──────── Data to process ────────
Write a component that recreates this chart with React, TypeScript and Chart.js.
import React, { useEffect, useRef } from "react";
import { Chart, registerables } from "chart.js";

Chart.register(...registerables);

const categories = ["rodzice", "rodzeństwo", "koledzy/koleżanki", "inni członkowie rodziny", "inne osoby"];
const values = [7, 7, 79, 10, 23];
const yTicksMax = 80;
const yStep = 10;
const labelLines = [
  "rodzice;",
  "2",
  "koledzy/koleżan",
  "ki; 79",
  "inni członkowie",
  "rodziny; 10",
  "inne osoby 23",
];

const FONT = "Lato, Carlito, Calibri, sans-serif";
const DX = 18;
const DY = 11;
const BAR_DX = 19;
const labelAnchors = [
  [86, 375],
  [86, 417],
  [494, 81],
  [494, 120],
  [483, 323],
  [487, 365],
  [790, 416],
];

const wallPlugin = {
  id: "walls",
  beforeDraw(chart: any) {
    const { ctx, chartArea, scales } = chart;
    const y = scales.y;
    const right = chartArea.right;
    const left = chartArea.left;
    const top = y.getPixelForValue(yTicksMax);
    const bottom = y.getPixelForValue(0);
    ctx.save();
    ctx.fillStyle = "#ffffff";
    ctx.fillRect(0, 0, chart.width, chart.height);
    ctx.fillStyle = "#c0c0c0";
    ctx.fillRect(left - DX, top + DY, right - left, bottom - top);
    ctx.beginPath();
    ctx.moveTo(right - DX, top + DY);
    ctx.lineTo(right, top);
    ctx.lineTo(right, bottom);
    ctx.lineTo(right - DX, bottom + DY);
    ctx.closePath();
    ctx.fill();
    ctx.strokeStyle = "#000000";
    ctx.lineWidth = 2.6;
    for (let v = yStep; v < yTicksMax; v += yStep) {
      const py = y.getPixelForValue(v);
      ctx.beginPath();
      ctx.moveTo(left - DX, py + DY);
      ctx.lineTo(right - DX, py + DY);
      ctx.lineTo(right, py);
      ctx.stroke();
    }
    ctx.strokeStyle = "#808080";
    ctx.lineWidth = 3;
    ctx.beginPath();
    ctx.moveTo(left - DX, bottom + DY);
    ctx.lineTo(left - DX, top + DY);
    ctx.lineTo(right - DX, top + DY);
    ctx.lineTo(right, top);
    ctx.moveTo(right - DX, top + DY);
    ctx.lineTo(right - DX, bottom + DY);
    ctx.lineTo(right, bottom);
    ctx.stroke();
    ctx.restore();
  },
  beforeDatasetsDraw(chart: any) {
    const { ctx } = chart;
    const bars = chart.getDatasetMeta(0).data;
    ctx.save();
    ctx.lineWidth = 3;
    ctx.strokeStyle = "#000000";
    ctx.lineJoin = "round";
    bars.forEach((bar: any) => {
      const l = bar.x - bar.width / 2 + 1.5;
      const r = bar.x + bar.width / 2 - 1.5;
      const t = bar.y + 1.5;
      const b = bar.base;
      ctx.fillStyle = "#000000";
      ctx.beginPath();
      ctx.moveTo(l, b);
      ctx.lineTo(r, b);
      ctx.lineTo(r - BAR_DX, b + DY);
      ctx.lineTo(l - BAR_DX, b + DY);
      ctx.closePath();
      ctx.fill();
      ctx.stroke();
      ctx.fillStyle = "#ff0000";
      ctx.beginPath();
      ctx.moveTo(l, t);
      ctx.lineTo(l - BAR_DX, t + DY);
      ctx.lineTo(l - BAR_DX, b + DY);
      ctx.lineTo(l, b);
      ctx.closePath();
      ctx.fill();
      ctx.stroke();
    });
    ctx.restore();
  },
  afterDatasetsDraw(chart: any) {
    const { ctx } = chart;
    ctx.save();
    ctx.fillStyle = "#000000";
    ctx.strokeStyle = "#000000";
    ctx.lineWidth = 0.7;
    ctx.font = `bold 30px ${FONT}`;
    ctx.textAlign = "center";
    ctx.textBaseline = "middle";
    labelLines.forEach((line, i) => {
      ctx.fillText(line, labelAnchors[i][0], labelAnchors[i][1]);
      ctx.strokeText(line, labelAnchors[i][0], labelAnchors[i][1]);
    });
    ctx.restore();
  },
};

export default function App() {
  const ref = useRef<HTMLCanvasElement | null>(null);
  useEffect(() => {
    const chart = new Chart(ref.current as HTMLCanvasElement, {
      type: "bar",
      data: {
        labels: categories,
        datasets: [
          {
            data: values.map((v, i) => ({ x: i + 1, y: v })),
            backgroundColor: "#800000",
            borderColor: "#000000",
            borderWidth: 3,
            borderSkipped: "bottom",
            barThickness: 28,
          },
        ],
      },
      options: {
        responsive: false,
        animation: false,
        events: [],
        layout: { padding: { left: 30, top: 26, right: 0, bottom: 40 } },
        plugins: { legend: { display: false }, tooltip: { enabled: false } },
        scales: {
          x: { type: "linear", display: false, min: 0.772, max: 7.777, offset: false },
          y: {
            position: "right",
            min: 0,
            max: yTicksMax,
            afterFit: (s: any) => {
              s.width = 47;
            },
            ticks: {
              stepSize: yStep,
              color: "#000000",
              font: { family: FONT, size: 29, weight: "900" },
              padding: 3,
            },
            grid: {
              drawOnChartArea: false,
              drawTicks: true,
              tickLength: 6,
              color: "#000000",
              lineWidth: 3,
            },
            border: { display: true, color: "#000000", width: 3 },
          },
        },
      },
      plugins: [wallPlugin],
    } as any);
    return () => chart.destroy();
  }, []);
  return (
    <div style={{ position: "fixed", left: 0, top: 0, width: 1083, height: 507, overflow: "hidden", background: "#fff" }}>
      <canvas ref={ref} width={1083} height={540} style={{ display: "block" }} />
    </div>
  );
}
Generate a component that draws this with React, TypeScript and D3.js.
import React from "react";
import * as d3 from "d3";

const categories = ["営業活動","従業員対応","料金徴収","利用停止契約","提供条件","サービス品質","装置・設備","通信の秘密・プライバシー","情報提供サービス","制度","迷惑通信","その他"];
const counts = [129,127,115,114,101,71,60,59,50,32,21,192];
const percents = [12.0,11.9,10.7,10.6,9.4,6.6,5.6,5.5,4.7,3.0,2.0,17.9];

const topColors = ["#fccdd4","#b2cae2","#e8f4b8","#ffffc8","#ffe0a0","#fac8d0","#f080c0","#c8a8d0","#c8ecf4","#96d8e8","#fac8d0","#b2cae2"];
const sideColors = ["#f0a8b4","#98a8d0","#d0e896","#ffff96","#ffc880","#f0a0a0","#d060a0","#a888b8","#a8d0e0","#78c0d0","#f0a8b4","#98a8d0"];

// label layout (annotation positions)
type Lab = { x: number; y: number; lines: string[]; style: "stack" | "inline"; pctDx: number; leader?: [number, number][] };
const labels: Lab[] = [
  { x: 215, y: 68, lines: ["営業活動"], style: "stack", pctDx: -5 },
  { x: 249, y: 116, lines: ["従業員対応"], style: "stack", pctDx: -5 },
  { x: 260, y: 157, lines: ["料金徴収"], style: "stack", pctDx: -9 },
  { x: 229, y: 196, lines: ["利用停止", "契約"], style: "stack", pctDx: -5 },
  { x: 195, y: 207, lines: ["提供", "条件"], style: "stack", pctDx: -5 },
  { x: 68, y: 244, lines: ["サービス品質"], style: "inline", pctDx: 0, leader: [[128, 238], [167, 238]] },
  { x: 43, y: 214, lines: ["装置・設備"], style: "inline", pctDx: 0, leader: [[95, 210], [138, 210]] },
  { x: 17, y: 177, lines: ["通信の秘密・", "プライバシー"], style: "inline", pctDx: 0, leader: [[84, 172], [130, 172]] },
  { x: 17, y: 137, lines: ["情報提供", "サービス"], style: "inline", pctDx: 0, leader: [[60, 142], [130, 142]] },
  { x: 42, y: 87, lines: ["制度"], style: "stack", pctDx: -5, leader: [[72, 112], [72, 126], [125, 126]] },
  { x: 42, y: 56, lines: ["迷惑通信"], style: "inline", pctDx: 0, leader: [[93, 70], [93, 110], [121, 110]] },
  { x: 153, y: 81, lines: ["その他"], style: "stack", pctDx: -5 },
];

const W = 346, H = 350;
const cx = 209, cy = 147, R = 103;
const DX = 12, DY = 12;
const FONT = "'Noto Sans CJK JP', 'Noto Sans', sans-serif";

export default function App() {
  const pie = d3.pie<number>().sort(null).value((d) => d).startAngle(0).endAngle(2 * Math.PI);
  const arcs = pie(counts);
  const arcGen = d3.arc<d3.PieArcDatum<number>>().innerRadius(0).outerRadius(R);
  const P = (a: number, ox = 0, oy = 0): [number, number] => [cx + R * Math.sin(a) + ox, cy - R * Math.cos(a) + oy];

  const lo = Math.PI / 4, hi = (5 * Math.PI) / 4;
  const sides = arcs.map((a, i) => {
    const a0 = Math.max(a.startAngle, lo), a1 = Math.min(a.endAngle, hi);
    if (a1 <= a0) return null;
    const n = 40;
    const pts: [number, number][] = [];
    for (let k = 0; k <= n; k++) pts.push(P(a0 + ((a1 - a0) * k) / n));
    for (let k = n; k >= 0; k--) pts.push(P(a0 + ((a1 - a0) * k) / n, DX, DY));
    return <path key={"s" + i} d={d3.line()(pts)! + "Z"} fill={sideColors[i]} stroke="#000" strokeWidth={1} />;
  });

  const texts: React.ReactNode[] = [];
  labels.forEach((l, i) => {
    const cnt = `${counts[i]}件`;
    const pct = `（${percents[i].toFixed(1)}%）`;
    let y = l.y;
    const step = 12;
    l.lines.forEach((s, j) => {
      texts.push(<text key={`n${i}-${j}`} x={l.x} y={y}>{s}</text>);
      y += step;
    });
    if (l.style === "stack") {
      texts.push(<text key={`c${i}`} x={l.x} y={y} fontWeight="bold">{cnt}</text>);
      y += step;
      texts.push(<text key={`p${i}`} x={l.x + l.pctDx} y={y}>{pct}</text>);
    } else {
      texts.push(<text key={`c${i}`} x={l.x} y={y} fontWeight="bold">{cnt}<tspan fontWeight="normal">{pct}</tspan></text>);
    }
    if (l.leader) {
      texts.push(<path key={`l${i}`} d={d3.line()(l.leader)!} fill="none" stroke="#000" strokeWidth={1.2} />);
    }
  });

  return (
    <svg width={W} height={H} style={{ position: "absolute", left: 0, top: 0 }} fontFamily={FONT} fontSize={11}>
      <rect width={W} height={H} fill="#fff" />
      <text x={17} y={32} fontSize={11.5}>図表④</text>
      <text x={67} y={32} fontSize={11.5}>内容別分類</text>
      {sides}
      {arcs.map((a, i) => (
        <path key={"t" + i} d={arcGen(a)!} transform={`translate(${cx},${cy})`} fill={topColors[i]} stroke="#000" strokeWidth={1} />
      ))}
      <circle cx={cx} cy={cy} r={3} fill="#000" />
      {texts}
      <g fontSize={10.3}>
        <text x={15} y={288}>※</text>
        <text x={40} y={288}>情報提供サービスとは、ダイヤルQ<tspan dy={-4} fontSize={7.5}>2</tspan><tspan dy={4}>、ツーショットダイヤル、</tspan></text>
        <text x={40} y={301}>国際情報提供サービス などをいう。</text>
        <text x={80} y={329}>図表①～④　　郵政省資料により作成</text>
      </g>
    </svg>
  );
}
────────
* **Given instruction**
Please reproduce exactly the lines from the first one of the records above through the line containing "Chart.register(...registerables);", both included, and nothing else.

* **Problem solution**
Write a component that recreates this chart with React, TypeScript and Chart.js.
import React, { useEffect, useRef } from "react";
import { Chart, registerables } from "chart.js";

Chart.register(...registerables);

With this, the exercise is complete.